Jika sudah seperti ini, masih pantaskah kita menyebut diri sebagai bangsa yang subur, yang kekayaan alamnya melimpah ruah. Yang konon katanya, kekayaan alam Indonesia adalah yang kedua terkaya di dunia.
Rasanya sudah kering air mata ini untuk menangis, tapi kemiskinan dari bangsa ini pertama kali berdiri, tidak juga beranjak pergi. Kemana pemerintah? Ketika nelayan-nelayan dari negara asing mengambil ikan dari perairan kita. Kemana pemerintah? Ketika Tenaga Kerja Indonesia yang mencari penghidupan di luar negeri dan
penyumbang devisa terbesar bagi bangsa dipukuli oleh majikannya. Kemana pemerintah? Ketika kekayaan alam kita kita dikeruk oleh perusahaan-perusahaan asing untuk dibawa ke negara mereka. Kemana pemerintah? Yang menurut UUD 45 adalah pelayan dari kepentingan masyarakat. Lalu buat apa ada pemerintahan, jika sebagian besar
rakyat hidup dalam kemiskinan.
Kota Karawang saja yang dulu dijuluki sebagai kota lumbung padi, rasanya saat ini justru tidak tepat lagi, mengapa ? dari hasil Surfey yang dilakukan baru-baru ini oleh mahasiswa Universitas Singa Perbangsa Karawang (UNSIKA) dalam rangka pencatatan rumah tangga miskin menunjukan bahwa masyarakat yang notabennya tinggal di daerah
pedesaanpun yang mayoritas penduduknya bermata pencahariaan sebagai petani tak luput dalam kesahariannya mengkonsumsi beras miskin bahkan tak jarang pula masyarakat mengkonsumsi nasi Aking.

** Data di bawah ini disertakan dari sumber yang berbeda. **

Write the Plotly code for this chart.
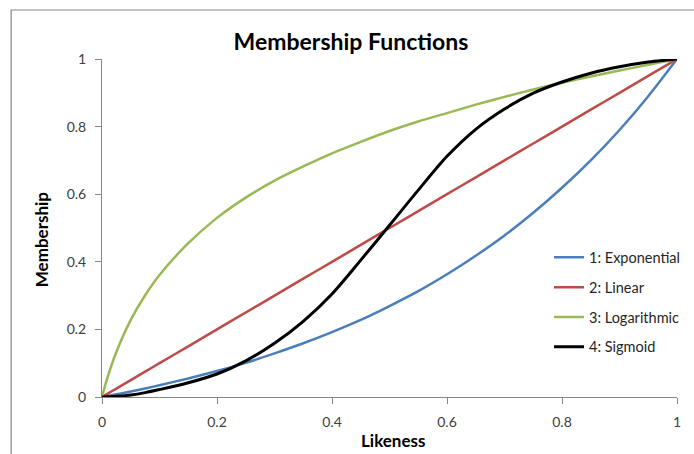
import plotly.graph_objects as go

# Likeness sample points shared by all four membership curves
likeness = [0, 0.01, 0.025, 0.05, 0.075, 0.1, 0.15, 0.2, 0.25, 0.3, 0.35, 0.4,
            0.45, 0.5, 0.55, 0.6, 0.65, 0.7, 0.75, 0.8, 0.85, 0.9, 0.95, 1]

exponential = [0, 0.003, 0.008, 0.016, 0.025, 0.035, 0.055, 0.077, 0.101, 0.129,
               0.159, 0.192, 0.228, 0.269, 0.313, 0.363, 0.418, 0.478, 0.545,
               0.619, 0.700, 0.790, 0.890, 1]
linear = [0, 0.01, 0.025, 0.05, 0.075, 0.1, 0.15, 0.2, 0.25, 0.3, 0.35, 0.4,
          0.45, 0.5, 0.55, 0.6, 0.65, 0.7, 0.75, 0.8, 0.85, 0.9, 0.95, 1]
logarithmic = [0, 0.060, 0.133, 0.228, 0.301, 0.361, 0.455, 0.530, 0.590, 0.640,
               0.682, 0.721, 0.755, 0.787, 0.815, 0.840, 0.865, 0.888, 0.910,
               0.930, 0.948, 0.966, 0.983, 1]
sigmoid = [0, 0.0005, 0.002, 0.006, 0.013, 0.022, 0.042, 0.068, 0.107, 0.159,
           0.224, 0.305, 0.405, 0.508, 0.612, 0.712, 0.792, 0.852, 0.899, 0.932,
           0.958, 0.977, 0.991, 1]

series_names = ["1: Exponential", "2: Linear", "3: Logarithmic", "4: Sigmoid"]
series_values = [exponential, linear, logarithmic, sigmoid]
series_colors = ["#4A7EBB", "#BE4B48", "#98B954", "#000000"]
series_widths = [2.5, 2.5, 2.5, 3]

tick_vals = [0, 0.2, 0.4, 0.6, 0.8, 1]
tick_text = ["0", "0.2", "0.4", "0.6", "0.8", "1"]

FONT = "Lato"
AXIS_GREY = "#868686"

fig = go.Figure()
for name, vals, color, width in zip(series_names, series_values, series_colors, series_widths):
    fig.add_trace(go.Scatter(
        x=likeness, y=vals, name=name, mode="lines",
        line=dict(color=color, width=width, shape="spline", smoothing=0.8),
        legendgroup=name,
    ))

axis_common = dict(
    range=[0, 1], tickvals=tick_vals, ticktext=tick_text,
    showgrid=False, zeroline=False, showline=True,
    linecolor=AXIS_GREY, linewidth=1,
    ticks="outside", ticklen=6, tickcolor=AXIS_GREY, tickwidth=1,
    tickfont=dict(family=FONT, size=14, color="#404040"),
    fixedrange=True,
)

fig.update_layout(
    width=694, height=454,
    margin=dict(l=102, r=17, t=59, b=57, autoexpand=False),
    paper_bgcolor="white", plot_bgcolor="white",
    showlegend=True,
    legend=dict(
        x=0.7774, xanchor="left", y=0.28, yanchor="middle",
        font=dict(family=FONT, size=14.5, color="#262626"),
        traceorder="grouped", tracegroupgap=8,
        bgcolor="rgba(0,0,0,0)", itemwidth=30,
    ),
    title=dict(
        text="<b>Membership Functions</b>",
        font=dict(family=FONT, size=23, color="#000000"),
        xref="paper", x=0.433, xanchor="center",
        yref="container", y=0.908, yanchor="middle",
    ),
    xaxis=dict(**axis_common, ticklabelstandoff=6),
    yaxis=dict(**axis_common, ticklabelstandoff=6),
)

# Axis titles
fig.add_annotation(
    text="<b>Likeness</b>", xref="paper", yref="paper", x=0.506, y=-0.13,
    showarrow=False, xanchor="center", yanchor="middle",
    font=dict(family=FONT, size=17, color="#000000"),
)
fig.add_annotation(
    text="<b>Membership</b>", xref="paper", yref="paper", x=-0.106, y=0.467,
    showarrow=False, xanchor="center", yanchor="middle", textangle=-90,
    font=dict(family=FONT, size=17, color="#000000"),
)

# Chart-area border
fig.add_shape(
    type="rect", xref="paper", yref="paper",
    x0=-0.158, y0=-0.4, x1=1.2, y1=1.145,
    line=dict(color=AXIS_GREY, width=1.2), fillcolor="rgba(0,0,0,0)",
    layer="below",
)

fig.write_html("out.html")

Bagi mereka nasi Raskin atau nasi Aking yang dijadikan sebagai bahan makanan mereka sehari-hari pun,mereka anggap sebagai nasi penyelamat dalam kehidupan mereka untuk sedikit mengusir rasa lapar yang mencekik perut mereka, lalu apa yang harus pemerintah kita lakukan saat ini ? haruskah kita hanya menjadi penonton dari fenomena
yang terjadi masyarakat kita saat ini ? atau masih tepatkah Indonesia ini di sebut nergri yang kaya akan sumber kekayaan alam, kalau saja masyarakatnya tidak mampu untuk mengkonsumsi nasi yang baik dari hasil negrinya sendiri.